Begin

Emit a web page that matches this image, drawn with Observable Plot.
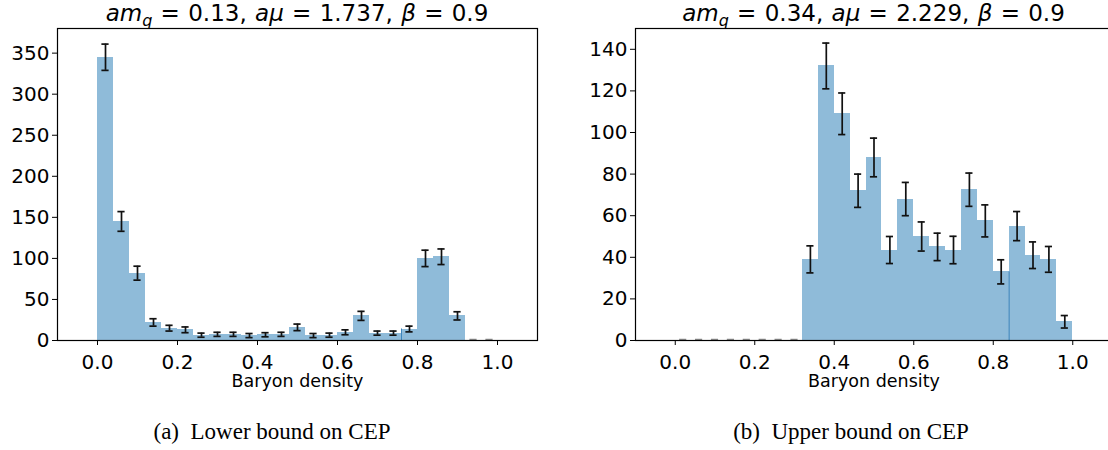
<!DOCTYPE html>
<html><head><meta charset="utf-8">
<script src="https://cdn.jsdelivr.net/npm/d3@7"></script>
<script src="https://cdn.jsdelivr.net/npm/@observablehq/plot@0.6"></script>
<style>
html,body{margin:0;padding:0;background:#fff;}
#wrap{position:relative;width:1108px;height:450px;overflow:hidden;background:#fff;}
.panel{position:absolute;top:0;}
.cap{position:absolute;font-family:"Liberation Serif","Times New Roman",serif;font-size:23px;line-height:23px;white-space:pre;transform:translateX(-50%);color:#000;}
</style></head><body>
<div id="wrap">
  <div id="pa" class="panel" style="left:0px;width:556px"></div>
  <div id="pb" class="panel" style="left:560px;width:552px"></div>
  <div id="capa" class="cap" style="left:272px;top:420px"></div>
  <div id="capb" class="cap" style="left:851px;top:420px"></div>
</div>
<script>
// ---- data ----
const binEdges = [0.00,0.04,0.08,0.12,0.16,0.20,0.24,0.28,0.32,0.36,0.40,0.44,0.48,0.52,0.56,0.60,0.64,0.68,0.72,0.76,0.80,0.84,0.88,0.92,0.96,1.00];
const countsA = [345,145,82,22,15,13,6.5,7.5,7.5,6,7,7.5,16,6,6.5,10,30,9,9,14,100,102,30,0,0];
const errorsA = [16,12,8.5,4.5,3.5,3.5,2.5,2.5,2.5,2.5,2.5,2.5,4,2.5,2.5,3,5.5,2.5,2.5,3.5,10,9.5,5,0,0];
const countsB = [0,0,0,0,0,0,0,0,39,132,109,72,88,43.5,68,50,45,43.5,72.5,57.5,33,55,41,39,9];
const errorsB = [0,0,0,0,0,0,0,0,6.5,11,10,8,9.3,6.5,8,7,6.6,6.6,8,7.7,5.8,7,6.4,6.2,3];
const edgeA = [{x:0.76, top:14}];
const edgeB = [{x:0.84, top:33}];
const xTicks = [0.0,0.2,0.4,0.6,0.8,1.0];
const yTicksA = [0,50,100,150,200,250,300,350];
const yTicksB = [0,20,40,60,80,100,120,140];
const amq = ["0.13","0.34"];
const amu = ["1.737","2.229"];
const beta = ["0.9","0.9"];
const xLabel = "Baryon density";
const captions = ["(a)  Lower bound on CEP","(b)  Upper bound on CEP"];

// ---- drawing ----
const capHalf = 0.009;
function panel(el, counts, errors, edge, yMax, yTicks, idx, opts) {
  const rows = counts.map((c,i)=>({x1:binEdges[i], x2:binEdges[i+1], xc:(binEdges[i]+binEdges[i+1])/2, c, e:errors[i]}));
  const nz = rows.filter(d=>d.c>0||d.e>0);
  const zs = rows.filter(d=>!(d.c>0||d.e>0));
  const {width, marginLeft, marginRight} = opts;
  const svg = Plot.plot({
    width, height: 400, marginLeft, marginRight, marginTop: 28, marginBottom: 60,
    style: {fontFamily: "'DejaVu Sans', sans-serif", fontSize: "20px", color: "#000", background: "transparent", overflow: "visible"},
    x: {domain: [-0.1, 1.1], ticks: xTicks, tickFormat: d3.format(".1f"), tickSize: 5, tickPadding: 9, label: null},
    y: {domain: [0, yMax], ticks: yTicks, tickSize: 5, tickPadding: 3, label: null},
    marks: [
      Plot.rectY(rows, {x1:"x1", x2:"x2", y:"c", fill:"#8fbbd9", shapeRendering:"crispEdges"}),
      Plot.ruleX(edge, {x:"x", y1:0, y2:"top", stroke:"#3d85bd", strokeWidth:1}),
      Plot.ruleY(zs, {y:0, x1:d=>d.xc-capHalf, x2:d=>d.xc+capHalf, stroke:"#888", strokeWidth:1.5, dy:-1}),
      Plot.frame({stroke:"#000", strokeWidth:1.2}),
      Plot.ruleX(nz, {x:"xc", y1:d=>d.c-d.e, y2:d=>d.c+d.e, stroke:"#111", strokeWidth:1.7}),
      Plot.ruleY(nz, {y:d=>d.c+d.e, x1:d=>d.xc-capHalf, x2:d=>d.xc+capHalf, stroke:"#111", strokeWidth:1.7}),
      Plot.ruleY(nz, {y:d=>d.c-d.e, x1:d=>d.xc-capHalf, x2:d=>d.xc+capHalf, stroke:"#111", strokeWidth:1.7}),
      Plot.text([xLabel], {text:d=>d, frameAnchor:"bottom", dy:46, fontSize:17.5, fill:"#000"})
    ]
  });
  const cx = marginLeft + (width - marginLeft - marginRight)/2;
  const t = d3.select(svg).append("text").attr("x", cx).attr("y", 21)
    .attr("text-anchor","middle").attr("fill","#000")
    .style("font-family","'DejaVu Sans', sans-serif").style("font-size","23px").style("word-spacing","1px");
  t.append("tspan").attr("font-style","italic").text("am");
  t.append("tspan").attr("font-style","italic").attr("font-size","16px").attr("dy",4.5).text("q");
  t.append("tspan").attr("dy",-4.5).text(" = " + amq[idx] + ", ");
  t.append("tspan").attr("font-style","italic").text("aμ");
  t.append("tspan").text(" = " + amu[idx] + ", ");
  t.append("tspan").attr("font-style","italic").text("β");
  t.append("tspan").text(" = " + beta[idx]);
  document.getElementById(el).appendChild(svg);
}
panel("pa", countsA, errorsA, edgeA, 380, yTicksA, 0, {width:556, marginLeft:57, marginRight:19});
panel("pb", countsB, errorsB, edgeB, 150, yTicksB, 1, {width:552, marginLeft:75, marginRight:0});
document.getElementById("capa").textContent = captions[0];
document.getElementById("capb").textContent = captions[1];
</script>
</body></html>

End

◆ **DIRECTIONS**: Go through the listing above and write it all out exactly, leaving out any picture.

◆ **EXERCISE OUTPUT**:
Emit a web page that matches this image, drawn with Observable Plot.
<!DOCTYPE html>
<html><head><meta charset="utf-8">
<script src="https://cdn.jsdelivr.net/npm/d3@7"></script>
<script src="https://cdn.jsdelivr.net/npm/@observablehq/plot@0.6"></script>
<style>
html,body{margin:0;padding:0;background:#fff;}
#wrap{position:relative;width:1108px;height:450px;overflow:hidden;background:#fff;}
.panel{position:absolute;top:0;}
.cap{position:absolute;font-family:"Liberation Serif","Times New Roman",serif;font-size:23px;line-height:23px;white-space:pre;transform:translateX(-50%);color:#000;}
</style></head><body>
<div id="wrap">
  <div id="pa" class="panel" style="left:0px;width:556px"></div>
  <div id="pb" class="panel" style="left:560px;width:552px"></div>
  <div id="capa" class="cap" style="left:272px;top:420px"></div>
  <div id="capb" class="cap" style="left:851px;top:420px"></div>
</div>
<script>
// ---- data ----
const binEdges = [0.00,0.04,0.08,0.12,0.16,0.20,0.24,0.28,0.32,0.36,0.40,0.44,0.48,0.52,0.56,0.60,0.64,0.68,0.72,0.76,0.80,0.84,0.88,0.92,0.96,1.00];
const countsA = [345,145,82,22,15,13,6.5,7.5,7.5,6,7,7.5,16,6,6.5,10,30,9,9,14,100,102,30,0,0];
const errorsA = [16,12,8.5,4.5,3.5,3.5,2.5,2.5,2.5,2.5,2.5,2.5,4,2.5,2.5,3,5.5,2.5,2.5,3.5,10,9.5,5,0,0];
const countsB = [0,0,0,0,0,0,0,0,39,132,109,72,88,43.5,68,50,45,43.5,72.5,57.5,33,55,41,39,9];
const errorsB = [0,0,0,0,0,0,0,0,6.5,11,10,8,9.3,6.5,8,7,6.6,6.6,8,7.7,5.8,7,6.4,6.2,3];
const edgeA = [{x:0.76, top:14}];
const edgeB = [{x:0.84, top:33}];
const xTicks = [0.0,0.2,0.4,0.6,0.8,1.0];
const yTicksA = [0,50,100,150,200,250,300,350];
const yTicksB = [0,20,40,60,80,100,120,140];
const amq = ["0.13","0.34"];
const amu = ["1.737","2.229"];
const beta = ["0.9","0.9"];
const xLabel = "Baryon density";
const captions = ["(a)  Lower bound on CEP","(b)  Upper bound on CEP"];

// ---- drawing ----
const capHalf = 0.009;
function panel(el, counts, errors, edge, yMax, yTicks, idx, opts) {
  const rows = counts.map((c,i)=>({x1:binEdges[i], x2:binEdges[i+1], xc:(binEdges[i]+binEdges[i+1])/2, c, e:errors[i]}));
  const nz = rows.filter(d=>d.c>0||d.e>0);
  const zs = rows.filter(d=>!(d.c>0||d.e>0));
  const {width, marginLeft, marginRight} = opts;
  const svg = Plot.plot({
    width, height: 400, marginLeft, marginRight, marginTop: 28, marginBottom: 60,
    style: {fontFamily: "'DejaVu Sans', sans-serif", fontSize: "20px", color: "#000", background: "transparent", overflow: "visible"},
    x: {domain: [-0.1, 1.1], ticks: xTicks, tickFormat: d3.format(".1f"), tickSize: 5, tickPadding: 9, label: null},
    y: {domain: [0, yMax], ticks: yTicks, tickSize: 5, tickPadding: 3, label: null},
    marks: [
      Plot.rectY(rows, {x1:"x1", x2:"x2", y:"c", fill:"#8fbbd9", shapeRendering:"crispEdges"}),
      Plot.ruleX(edge, {x:"x", y1:0, y2:"top", stroke:"#3d85bd", strokeWidth:1}),
      Plot.ruleY(zs, {y:0, x1:d=>d.xc-capHalf, x2:d=>d.xc+capHalf, stroke:"#888", strokeWidth:1.5, dy:-1}),
      Plot.frame({stroke:"#000", strokeWidth:1.2}),
      Plot.ruleX(nz, {x:"xc", y1:d=>d.c-d.e, y2:d=>d.c+d.e, stroke:"#111", strokeWidth:1.7}),
      Plot.ruleY(nz, {y:d=>d.c+d.e, x1:d=>d.xc-capHalf, x2:d=>d.xc+capHalf, stroke:"#111", strokeWidth:1.7}),
      Plot.ruleY(nz, {y:d=>d.c-d.e, x1:d=>d.xc-capHalf, x2:d=>d.xc+capHalf, stroke:"#111", strokeWidth:1.7}),
      Plot.text([xLabel], {text:d=>d, frameAnchor:"bottom", dy:46, fontSize:17.5, fill:"#000"})
    ]
  });
  const cx = marginLeft + (width - marginLeft - marginRight)/2;
  const t = d3.select(svg).append("text").attr("x", cx).attr("y", 21)
    .attr("text-anchor","middle").attr("fill","#000")
    .style("font-family","'DejaVu Sans', sans-serif").style("font-size","23px").style("word-spacing","1px");
  t.append("tspan").attr("font-style","italic").text("am");
  t.append("tspan").attr("font-style","italic").attr("font-size","16px").attr("dy",4.5).text("q");
  t.append("tspan").attr("dy",-4.5).text(" = " + amq[idx] + ", ");
  t.append("tspan").attr("font-style","italic").text("aμ");
  t.append("tspan").text(" = " + amu[idx] + ", ");
  t.append("tspan").attr("font-style","italic").text("β");
  t.append("tspan").text(" = " + beta[idx]);
  document.getElementById(el).appendChild(svg);
}
panel("pa", countsA, errorsA, edgeA, 380, yTicksA, 0, {width:556, marginLeft:57, marginRight:19});
panel("pb", countsB, errorsB, edgeB, 150, yTicksB, 1, {width:552, marginLeft:75, marginRight:0});
document.getElementById("capa").textContent = captions[0];
document.getElementById("capb").textContent = captions[1];
</script>
</body></html>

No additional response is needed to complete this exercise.